Mr. Heck’s practice has also taken on the case of the 54-year-old woman, identified in Austria only as Maria E., who was bludgeoned to death by a homeless Kenyan man at 2:30 a.m. on May 4 outside the 24-hour sports betting shop in Vienna where she worked as a cleaner.
It has emerged that legal, bureaucratic and diplomatic hurdles prevented the police and state prosecutors from detaining or deporting the Kenyan. He is now 21 but came to Austria as a teenager to rejoin his mother, who still lives here.
The man had been detained more than a dozen times and convicted at least twice for drug dealing and other crimes. When he assaulted the cleaner, the police had requested his detention on grounds of mental instability.
A 14-member commission is investigating the case, which has fed calls for a tougher approach to foreigners who some Austrians say do not belong in the country.
Other Austrians worry that politicians are effectively asking the legal system to tackle questions that judges, lawyers and police cannot answer.
“It is all getting whipped up politically,” said Martin Mahrer, a lawyer who is defending one of three young Afghans who have confessed to raping a female Turkish student in a park on April 22. “People now want offenders to be really severely punished.”
Mr. Mahrer said some of these young migrants had arrived from war zones, with completely un-Western views about women.
“They do not respect the same things we do,” Mr. Mahrer said. But, he asked, are foreign offenders less equal before the law than Austrians?

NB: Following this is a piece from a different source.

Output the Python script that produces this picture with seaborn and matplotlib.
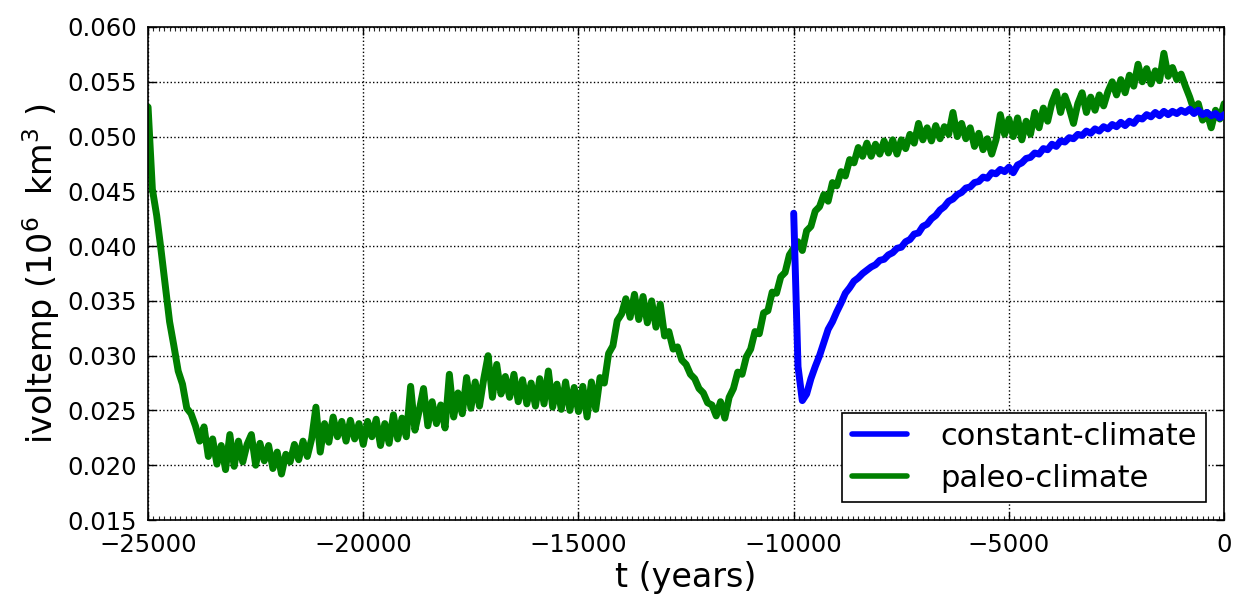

William Spindler, a spokesman for the Office of the United Nations High Commissioner for Refugees, noted that most newly arrived refugees do not commit crimes.
“There are many examples of Afghans adapting very well to the West,” he said when asked about men from Afghanistan who are unused to seeing women alone in public, or consuming alcohol. If crimes are committed, individuals should be held to account, Mr. Spindler added.
He suggested that any group of people contained potential criminals and said the large number of arrivals last year meant that the total of such individuals could run into the hundreds for any country’s migrants.
A measure of how widespread calls for “zero tolerance” have become came in the last TV debate between the two presidential candidates. Mr. Van der Bellen said episodes like the assaults on women in Cologne required a tough response “because that is an attempt to occupy a certain public space, and that we won’t countenance.”